_Given information_.
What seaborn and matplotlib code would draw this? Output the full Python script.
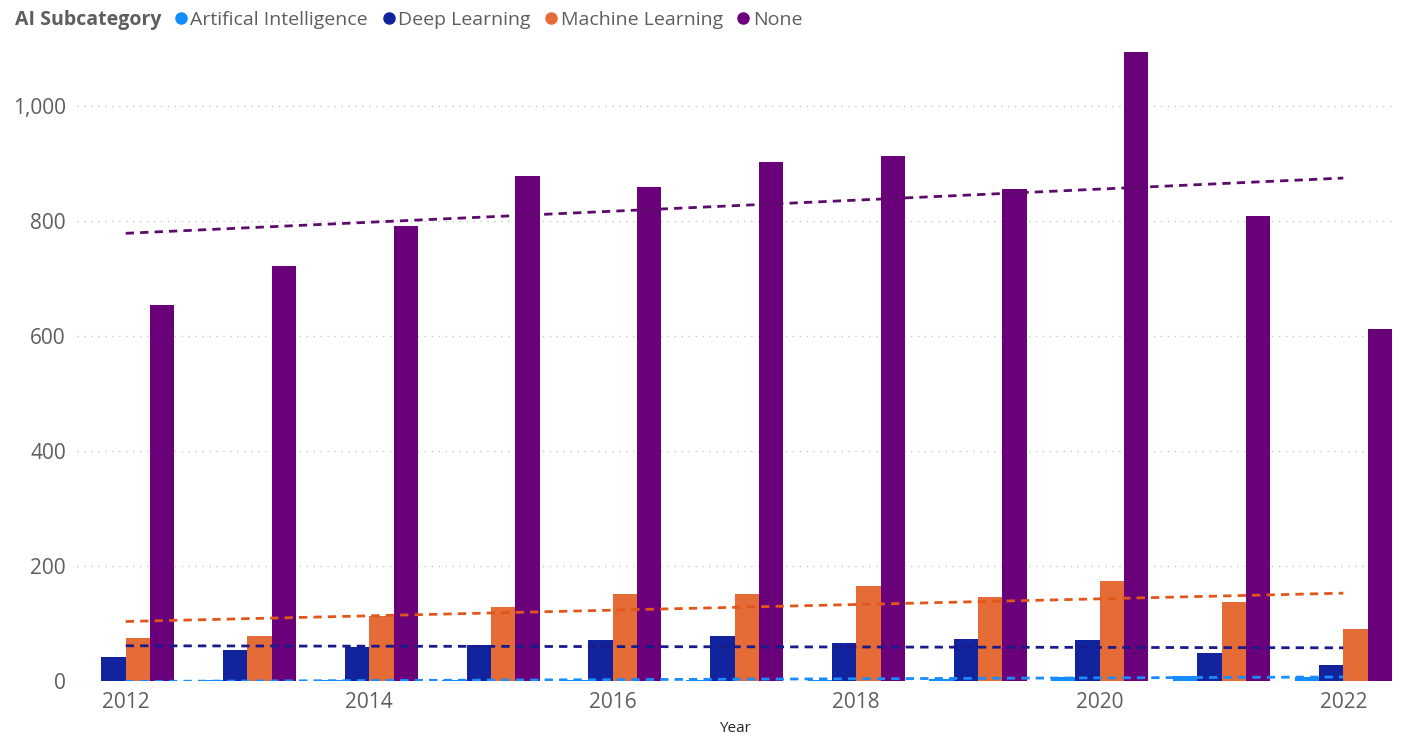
import numpy as np
import pandas as pd
import matplotlib.pyplot as plt
import matplotlib.ticker as mticker
from matplotlib.lines import Line2D
import seaborn as sns

sns.set_theme(style='white')
plt.rcParams['font.family'] = ['Open Sans', 'DejaVu Sans']

years = [2012, 2013, 2014, 2015, 2016, 2017, 2018, 2019, 2020, 2021, 2022]
subcats = ['Artifical Intelligence', 'Deep Learning', 'Machine Learning', 'None']
ai_vals   = [0, 1, 1, 1, 2, 2, 2, 3, 7, 8, 7]
dl_vals   = [42, 54, 59, 63, 71, 78, 66, 73, 71, 49, 28]
ml_vals   = [75, 78, 113, 129, 151, 151, 165, 146, 174, 137, 90]
none_vals = [654, 722, 791, 878, 859, 903, 913, 856, 1094, 809, 612]

bar_colors   = ['#118DFF', '#12239E', '#E66C37', '#6B007B']
trend_colors = ['#1A8CFF', '#1A1A8C', '#E0561B', '#5C0A6B']

df = pd.DataFrame({
    'Year'          : years * 4,
    'AI Subcategory': [s for s in subcats for _ in years],
    'Count'         : ai_vals + dl_vals + ml_vals + none_vals,
})

fig = plt.figure(figsize=(14.01, 7.37), dpi=100)
ax = fig.add_axes([77 / 1401, 0.076, 1315 / 1401, 0.874])

sns.barplot(data=df, x='Year', y='Count', hue='AI Subcategory',
            hue_order=subcats, palette=bar_colors, native_scale=True,
            width=0.8, saturation=1, errorbar=None, legend=False,
            linewidth=0, ax=ax)

for sc, col in zip(subcats, trend_colors):
    sub = df[df['AI Subcategory'] == sc]
    sns.regplot(data=sub, x='Year', y='Count', scatter=False, ci=None,
                truncate=True, ax=ax,
                line_kws={'color': col, 'lw': 2, 'ls': (0, (3, 2.2))})

ax.set_xlim(2011.6, 2022.4)
ax.set_ylim(0, 1120)
ax.set_yticks(range(0, 1001, 200))
ax.set_xticks(range(2012, 2023, 2))
ax.yaxis.set_major_formatter(mticker.StrMethodFormatter('{x:,.0f}'))
ax.yaxis.grid(True, color='#C8C8C8', ls=(0, (1, 4)), lw=1)
ax.set_axisbelow(True)
for s in ax.spines.values():
    s.set_visible(False)
ax.tick_params(axis='both', labelsize=15, colors='#605E5C', length=0, pad=8)
ax.set_ylabel('')
ax.set_xlabel('Year', fontsize=11, color='#252423', labelpad=6)

fig.text(15 / 1401, 1 - 20 / 737, 'AI Subcategory', fontsize=14, fontweight='bold',
         color='#605E5C', va='center', ha='left')
handles = [Line2D([], [], ls='', marker='o', ms=8, color=c) for c in bar_colors]
fig.legend(handles, subcats, loc='center left',
           bbox_to_anchor=(172 / 1401, 1 - 20 / 737), ncol=4, frameon=False,
           fontsize=14, labelcolor='#605E5C', handletextpad=0.05,
           columnspacing=0.6, handlelength=0.9, borderaxespad=0, borderpad=0)

fig.savefig('out.png', dpi=100)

_Stated task_.
Leave out any pictures and return exactly the lines from the beginning of the data through the line with "1094, 809, 612]", inclusive.

_Output below_.
What seaborn and matplotlib code would draw this? Output the full Python script.
import numpy as np
import pandas as pd
import matplotlib.pyplot as plt
import matplotlib.ticker as mticker
from matplotlib.lines import Line2D
import seaborn as sns

sns.set_theme(style='white')
plt.rcParams['font.family'] = ['Open Sans', 'DejaVu Sans']

years = [2012, 2013, 2014, 2015, 2016, 2017, 2018, 2019, 2020, 2021, 2022]
subcats = ['Artifical Intelligence', 'Deep Learning', 'Machine Learning', 'None']
ai_vals   = [0, 1, 1, 1, 2, 2, 2, 3, 7, 8, 7]
dl_vals   = [42, 54, 59, 63, 71, 78, 66, 73, 71, 49, 28]
ml_vals   = [75, 78, 113, 129, 151, 151, 165, 146, 174, 137, 90]
none_vals = [654, 722, 791, 878, 859, 903, 913, 856, 1094, 809, 612]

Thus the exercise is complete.